Even on an overcast Chicago afternoon, the AMLI Lofts’ modern exterior shines.
A geometric pairing of brick, glass and dusty blue steel off the always lively Clark and Polk Street intersection stands like a model roped off at a museum.
The introduction of luxury apartments in the highly populated and economically diverse South Loop proves bittersweet.
Single business professionals will finally have a haven close to the office, but current residents may find a huge dent in their wallets or be priced out because of AMLI’s luxury.
Boasting a full-service fitness center, a 24-hour fireplace lounge, and scenic city views, the AMLI Lofts on South Clark Street ooze luxury.
With Nielsen Prizm data showing that majority of residents in the area are 21-45, some recent college graduates are struggling to find something affordable in the area.
“These amenities — yeah, they’re cool,” said Hannah Cole, 23, marketing coordinator at Papyrus Recycled Greetings and former Columbia College Chicago student who is currently living with two roommates in Lakeview. “But if you’re going to kick people out of their homes and where they’ve been forever just because you want a nice rooftop pool? I just don’t think that’s right.”
And when Cole first looked into living alone in the South Loop after she graduated, “rent was so expensive to live in a little box,” that she expanded her search elsewhere.
“They’re trying to attract people that have more money and want that luxury feel but whenever I’m in the South Loop, I don’t get that feel,” Cole said. “Rent is going to go up, people aren’t going to be able to afford it. They’re going to feel like they don’t fit in their community anymore.”
City-data.com reported the median gross rent in 2011 in Chicago was $1,432 a month. 2014 rent statistics have not been tabulated yet, but Adam Borel, 20, a sophomore Columbia Cinema Art + Science student and library employee is worried about finding a place that will “accept him living there.”
Currently living in The Dwight, an on-campus residence center, he isn’t willing to commute. However, finding an affordable place to stay and in a convenient neighborhood won’t be an easy search.
“I understand that living in a city will always be more expensive, but I would surely hope that we would be provided these basic necessities like housing at an affordable price,” Borel said. “I’m done with dealing with residence life. I just want a place that I can set up as my own.”
As more high-end mid-rise complexes and luxury livings spaces make their way into the South Loop, not everyone views the addition of spaces such as the AMLI Lofts cynically.

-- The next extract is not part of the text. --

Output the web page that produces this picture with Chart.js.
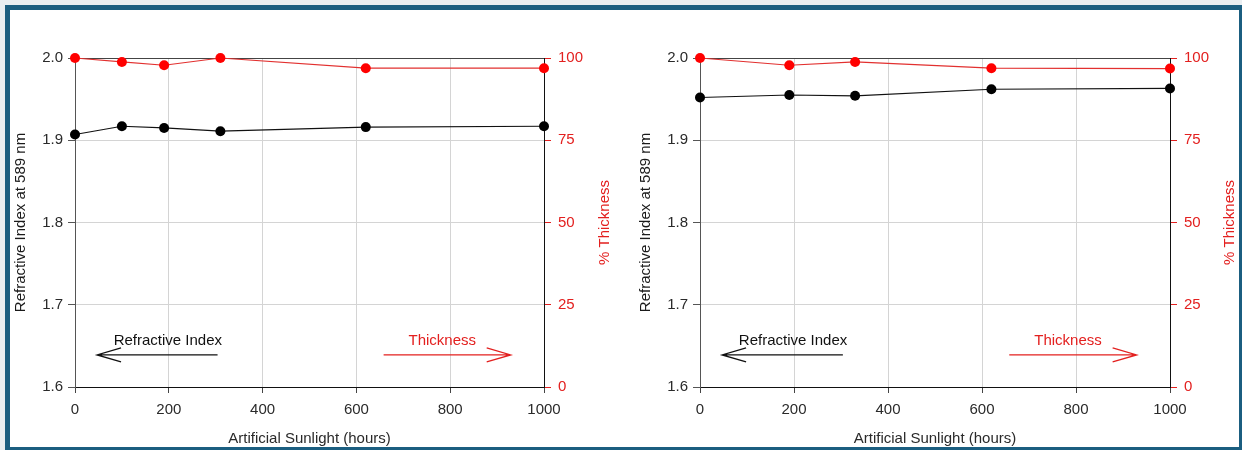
<!DOCTYPE html>
<html>
<head>
<meta charset="utf-8">
<script src="https://cdn.jsdelivr.net/npm/chart.js@4/dist/chart.umd.min.js"></script>
<style>
  html, body { margin:0; padding:0; }
  body { width:1242px; height:450px; overflow:hidden; background:#e9eef1; position:relative; }
  #frame { position:absolute; left:5px; top:5px; width:1239px; height:447px; border:5px solid #1b5e80; background:#ffffff; box-sizing:border-box; }
  canvas { position:absolute; top:0; }
  #c1 { left:0; }
  #c2 { left:621px; }
</style>
</head>
<body>
<div id="frame"></div>
<canvas id="c1" width="621" height="450"></canvas>
<canvas id="c2" width="621" height="450"></canvas>
<script>
// ---- data ----
const hoursA = [0, 100, 190, 310, 620, 1000];
const refractiveA = [1.907, 1.917, 1.915, 1.911, 1.916, 1.917];
const thicknessA = [100, 98.8, 97.8, 100, 96.9, 96.9];

const hoursB = [0, 190, 330, 620, 1000];
const refractiveB = [1.952, 1.955, 1.954, 1.962, 1.963];
const thicknessB = [100, 97.8, 98.8, 96.9, 96.8];

const xTicks = [0, 200, 400, 600, 800, 1000];
const yLeftTicks = [1.6, 1.7, 1.8, 1.9, 2.0];
const yRightTicks = [0, 25, 50, 75, 100];

const xTitle = 'Artificial Sunlight (hours)';
const yLeftTitle = 'Refractive Index at 589 nm';
const yRightTitle = '% Thickness';
const labelRI = 'Refractive Index';
const labelTh = 'Thickness';

const FONT = "'Liberation Sans', Arial, sans-serif";
const RED = '#e3201f';
const GRID = '#d4d4d4';

// annotation positions in data units (x hours, y refractive index)
const annRI = { text: labelRI, tx: 198, ty: 1.6565, ax0: 304, ax1: 47, ay: 1.639 };
const annTh = { text: labelTh, tx: 783, ty: 1.6565, ax0: 658, ax1: 929, ay: 1.639 };

const annotationPlugin = {
  id: 'arrows',
  afterDatasetsDraw(chart) {
    const ctx = chart.ctx, xs = chart.scales.x, ys = chart.scales.y;
    const draw = (a, color) => {
      ctx.save();
      ctx.fillStyle = color; ctx.strokeStyle = color; ctx.lineWidth = 1.3;
      ctx.font = '15px ' + FONT;
      ctx.textAlign = 'center'; ctx.textBaseline = 'middle';
      ctx.fillText(a.text, xs.getPixelForValue(a.tx), ys.getPixelForValue(a.ty));
      const x0 = xs.getPixelForValue(a.ax0), x1 = xs.getPixelForValue(a.ax1), y = ys.getPixelForValue(a.ay);
      const dir = x1 > x0 ? -1 : 1;
      ctx.beginPath();
      ctx.moveTo(x0, y); ctx.lineTo(x1, y);
      ctx.moveTo(x1 + dir * 24, y - 7); ctx.lineTo(x1, y); ctx.lineTo(x1 + dir * 24, y + 7);
      ctx.stroke();
      ctx.restore();
    };
    draw(annRI, '#111111');
    draw(annTh, RED);
  }
};

// right-axis title, reading bottom-to-top like the original
const rightTitlePlugin = {
  id: 'rightTitle',
  afterDraw(chart, args, opts) {
    const ctx = chart.ctx, s = chart.scales.y2, area = chart.chartArea;
    ctx.save();
    ctx.translate(s.right - opts.offset, (area.top + area.bottom) / 2);
    ctx.rotate(-Math.PI / 2);
    ctx.fillStyle = RED;
    ctx.font = '15px ' + FONT;
    ctx.textAlign = 'center'; ctx.textBaseline = 'middle';
    ctx.fillText(yRightTitle, 0, 0);
    ctx.restore();
  }
};

function makeChart(id, hours, ri, th, geo) {
  const pts = (vals) => hours.map((h, i) => ({ x: h, y: vals[i] }));
  return new Chart(document.getElementById(id), {
    type: 'line',
    data: {
      datasets: [
        { data: pts(th), yAxisID: 'y2', borderColor: '#e2302f', borderWidth: 1.2,
          pointBackgroundColor: '#ff0000', pointBorderColor: '#ff0000', pointRadius: 5, pointBorderWidth: 0,
          tension: 0, clip: false },
        { data: pts(ri), yAxisID: 'y', borderColor: '#111111', borderWidth: 1.2,
          pointBackgroundColor: '#000000', pointBorderColor: '#000000', pointRadius: 5, pointBorderWidth: 0,
          tension: 0, clip: false }
      ]
    },
    options: {
      responsive: false, animation: false,
      layout: { padding: { top: 58, left: 0, right: 0, bottom: 0 } },
      plugins: { legend: { display: false }, tooltip: { enabled: false }, rightTitle: { offset: geo.rtOff } },
      scales: {
        x: {
          type: 'linear', min: 0, max: 1000,
          afterFit: s => { s.height = 63; },
          afterBuildTicks: s => { s.ticks = xTicks.map(v => ({ value: v })); },
          grid: { color: ctx => (ctx.tick && ctx.tick.value === 1000) ? '#111111' : GRID, tickColor: '#444444', tickLength: 6, lineWidth: 1 },
          border: { color: '#111111', width: 1 },
          ticks: { color: '#2a2a2a', font: { family: FONT, size: 15 }, padding: 8, maxRotation: 0, callback: v => String(v) },
          title: { display: true, text: xTitle, color: '#2a2a2a', font: { family: FONT, size: 15 }, padding: { top: 0, bottom: 2 } }
        },
        y: {
          position: 'left', min: 1.6, max: 2.0,
          afterFit: s => { s.width = geo.left; },
          afterBuildTicks: s => { s.ticks = yLeftTicks.map(v => ({ value: v })); },
          grid: { color: ctx => (ctx.tick && Math.abs(ctx.tick.value - 2.0) < 1e-6) ? '#444444' : GRID, tickColor: '#555555', tickLength: 7 },
          border: { color: '#555555', width: 1 },
          ticks: { color: '#2a2a2a', font: { family: FONT, size: 15 }, padding: 5, callback: v => v.toFixed(1) },
          title: { display: true, text: yLeftTitle, color: '#1a1a1a', font: { family: FONT, size: 15 }, padding: { top: geo.ltPad, bottom: 0 } }
        },
        y2: {
          position: 'right', min: 0, max: 100,
          afterFit: s => { s.width = geo.right; },
          afterBuildTicks: s => { s.ticks = yRightTicks.map(v => ({ value: v })); },
          grid: { drawOnChartArea: false, color: RED, tickColor: RED, tickLength: 7 },
          border: { color: '#111111', width: 1 },
          ticks: { color: RED, font: { family: FONT, size: 15 }, padding: 7 },
          title: { display: false }
        }
      }
    },
    plugins: [annotationPlugin, rightTitlePlugin]
  });
}

makeChart('c1', hoursA, refractiveA, thicknessA, { left: 75, right: 77, ltPad: 12, rtOff: 16 });
makeChart('c2', hoursB, refractiveB, thicknessB, { left: 79, right: 72, ltPad: 16, rtOff: 12 });
</script>
</body>
</html>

The arrival of the AMLI Lofts has prompted neighboring apartment complexes to spruce up their spaces for competition’s sake, consequentially displacing some residents that have been there “since the 1970s,” said MaryAnn Marsh, a South Loop resident, small business owner and realtor at @Properties.
“As resident, I’m not happy to see the older people being pushed out,” Marsh said. “As a business woman and a realtor, I’m excited for the change.”
She used the 1130 S. Michigan apartment complex as an example; like other South Loop housing establishments, they are competing with the AMLI Lofts by renovating their lobby and sunroof. Marsh said due to the AMLI Lofts and other luxury developments like them, the overall rent costs will most likely rise in return.
Since it’s the people of “moderate to high wealth” that are going to be the cause of property taxes to go up, hearing the acronym NIMBY, or “not in my backyard,” from developers is “almost ironic,” Juan Moreno said.
As the President of JGMA Architecture Firm and steadfast believer “that good design should not be exclusive to the affluent.“ He said he hears NIMBY discussed when developers are trying to build a homeless shelter in a community and there is the underlying “connotation that you’re bringing in a lower-class demographic.”
But “AMLI isn’t the problem,” isolating entire communities of people is “the deeper issue,” Moreno said.
“As a city we need to have a better zoning program rather than segregating the city’s people,” Moreno said. “I would love to see a better solution to mixed income living. And there isn’t one.”
An example was when the Pacific Garden Mission homeless shelter was pressured by the city of Chicago in 2004 to move from its South Loop location. Due to ongoing gentrification in the neighborhood, settled into their current location at 14th Place and Canal Street that December.
He continued, saying at the center of positive development and diverse living is education-centered development — that if those education-centered developments are executed properly, more cafes and small businesses will crop up.
“The wonderful thing that is happening to the South Loop is the influx of housing for students … If students start to leave because of the “AMLI scenario,” it would be a shame.”
And a possible light at the end of the glass walkway? Moreno will continue to hope more student housing will be built instead.
“We as a city, as a society, have to a better job at integrated planning,” Moreno said. “We are so damn segregated in this city. The richest communities culturally are those that are the most diverse.”